The new ISA rules are great for savers, but you might be confused as to what they entail.

Here are the most important things you need to know.

What Has Changed?

From July 1 2014, ISA accounts changed to New ISAs (NISAs). The biggest change is the increase in your annual allowance, which now stands at £15,000 in cash, stocks and shares or any combination of the two. So, you don’t need to have the allowance put in to just one option.

You are also able to freely transfer your last years’ ISA savings between stock and share options, as well as cash.

Do I Need to Save the Full £15,000?

You are free to save and invest as much you want under the £15,000 limit. The difference is, as mentioned above, that you don’t need to spend your tax-free allowance in one specific investment or saving.

It is still worth keeping in mind that your unused allowance doesn’t roll over to the next year. Therefore, if you don’t use the full £15,000, you won’t enjoy any additional benefits next year. So, if you want to make the most of your New ISA, you should save as close to the limit as possible.

The investments you make will keep earning interest and reap the benefits until you need to withdraw the money.

What If I Want to Withdraw?

You are allowed to withdraw money from your New ISA at any time, depending on the individual rules of your ISA account. You won’t lose your tax benefits by withdrawing money.

If you do decide to withdraw money from your account, you won’t get an increase in your annual £15,000 allowance. For instance, if you invest the full £15,000 at the start of the tax year and then withdrew £2,000 from your account later that year. You wouldn’t lose any tax benefits, but you wouldn’t be able to add anymore to your ISA during that tax year, either.

How Are New ISA's Treated for Inheritance Purposes?

Unfortunately, the ISA changes don’t change the situation in case you die before withdrawing your money. Any ISAs you hold, whether cash or stock investments, will be lumped together with your other assets and therefore, fall under inheritance tax.
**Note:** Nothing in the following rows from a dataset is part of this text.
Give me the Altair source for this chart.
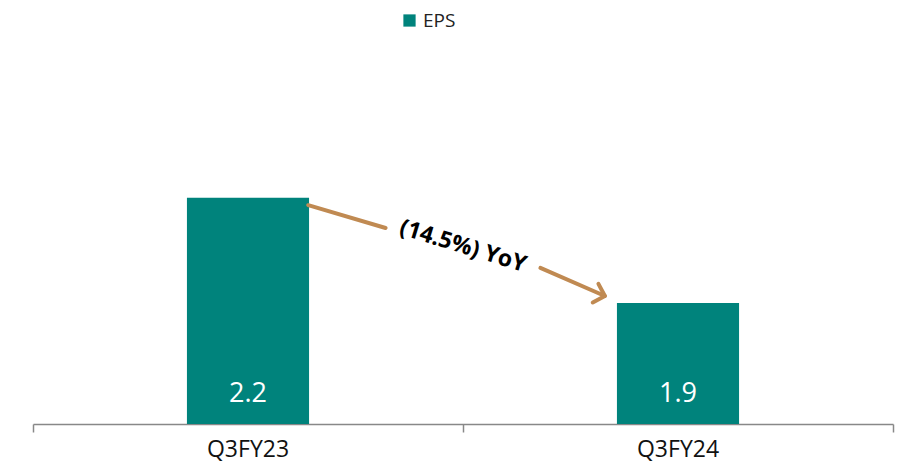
import altair as alt
import pandas as pd

quarters = ["Q3FY23", "Q3FY24"]
eps = [2.2, 1.9]
labels = ["2.2", "1.9"]
series = ["EPS", "EPS"]

# annotation (arrow + text) in a category-step coordinate (0..2)
arrow1_x = [0.64, 0.82]
arrow1_y = [2.179, 2.114]
arrow2_x = [1.18, 1.33]
arrow2_y = [2.000, 1.920]
note_text = ["(14.5%) YoY"]
note_x = [1.0]
note_y = [2.062]
boundary_ticks = [0, 1, 2]

Y_MIN, Y_MAX = 1.555, 2.65
TEAL = "#00837C"
BROWN = "#C08A52"
FONT = "Open Sans"

bars_df = pd.DataFrame({"quarter": quarters, "eps": eps, "label": labels, "series": series})
a1 = pd.DataFrame({"ax": arrow1_x, "ay": arrow1_y})
a2 = pd.DataFrame({"ax": arrow2_x, "ay": arrow2_y})
head = pd.DataFrame({"ax": arrow2_x[-1:], "ay": arrow2_y[-1:]})
note = pd.DataFrame({"ax": note_x, "ay": note_y, "t": note_text})

yscale = alt.Scale(domain=[Y_MIN, Y_MAX], zero=False, nice=False)
xband = alt.Scale(paddingInner=0.716, paddingOuter=0.358)

base = alt.Chart(bars_df)
bars = base.mark_bar(color=TEAL, clip=True).encode(
    x=alt.X("quarter:N", scale=xband, sort=quarters,
            axis=alt.Axis(title=None, labelAngle=0, labelFont=FONT, labelFontSize=23,
                          labelColor="#111111", labelPadding=14, ticks=False,
                          orient="bottom", domainColor="#888888", domainWidth=1.5)),
    y=alt.Y("eps:Q", scale=yscale, axis=None),
    fill=alt.Fill("series:N", scale=alt.Scale(range=[TEAL]),
                  legend=alt.Legend(title=None, orient="none", legendX=367, legendY=-29,
                                    symbolType="square", symbolSize=150,
                                    labelFont=FONT, labelFontSize=19, labelColor="#222222")),
)
vals = base.mark_text(color="white", font=FONT, fontSize=27, baseline="middle", dy=-30).encode(
    x=alt.X("quarter:N", scale=xband, sort=quarters),
    y=alt.datum(Y_MIN, scale=yscale),
    text="label:N",
)
cat_layer = alt.layer(bars, vals)

xq = alt.Scale(domain=[0, 2], nice=False, zero=False)
tick_axis = alt.Axis(title=None, orient="bottom", values=boundary_ticks, labels=False,
                     domain=False, grid=False, tickColor="#888888", tickWidth=1.5, tickSize=8)
l1 = alt.Chart(a1).mark_line(color=BROWN, strokeWidth=4, strokeCap="round").encode(
    x=alt.X("ax:Q", scale=xq, axis=tick_axis), y=alt.Y("ay:Q", scale=yscale))
l2 = alt.Chart(a2).mark_line(color=BROWN, strokeWidth=4, strokeCap="round").encode(
    x=alt.X("ax:Q", scale=xq), y=alt.Y("ay:Q", scale=yscale))
hd = alt.Chart(head).mark_point(shape="M-1,-1L0,0L-1,1", filled=False, color=BROWN,
                                strokeWidth=4, size=380, angle=17, opacity=1,
                                strokeCap="round", strokeJoin="round").encode(
    x=alt.X("ax:Q", scale=xq), y=alt.Y("ay:Q", scale=yscale))
txt = alt.Chart(note).mark_text(font=FONT, fontSize=23, fontWeight="bold", angle=17,
                                color="#000000", baseline="middle").encode(
    x=alt.X("ax:Q", scale=xq), y=alt.Y("ay:Q", scale=yscale), text="t:N")
ann = alt.layer(l1, l2, hd, txt)

chart = alt.layer(cat_layer, ann).resolve_scale(x="independent").properties(
    width=860, height=384,
    background="white",
    autosize=alt.AutoSizeParams(type="none"),
    padding={"left": 25, "top": 32, "right": 3, "bottom": 39},
).configure_view(strokeWidth=0, stroke="transparent")

chart.save("out.html", embed_options={"renderer": "svg", "actions": False})
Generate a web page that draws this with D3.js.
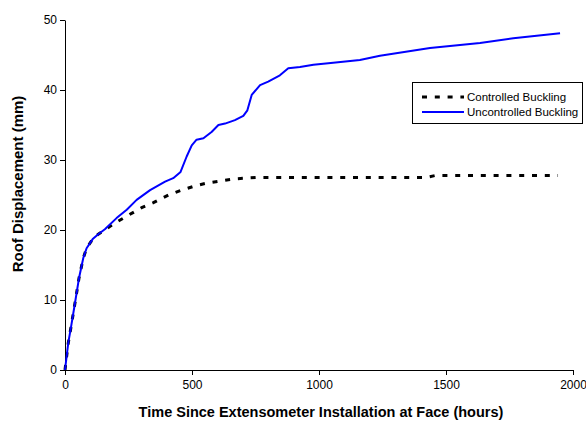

Furthermore, New ISAs will lose their tax benefits and will become liable to income tax or capital gains tax, if you pass away.

What Type of NISA should I Pick?

You have two New ISA options available for you: the cash saving ISA and the investment ISA. As you have more flexibility now between the two types, you might want to consider which one to pick, or whether investing in both is a better idea.

There are different types of options in both of these ISAs. Cash saving ISAs are great because you don’t need to pay any tax on the interest. But investments ISAs are a bit trickier, as some tax rules still apply. Generally, if you are a small investor, you typically enjoy more benefits by just using your cash NISAs. If you belong to the higher rate tax bracket and you are a big investor, you might benefit more by splitting your allowance between the two NISAs.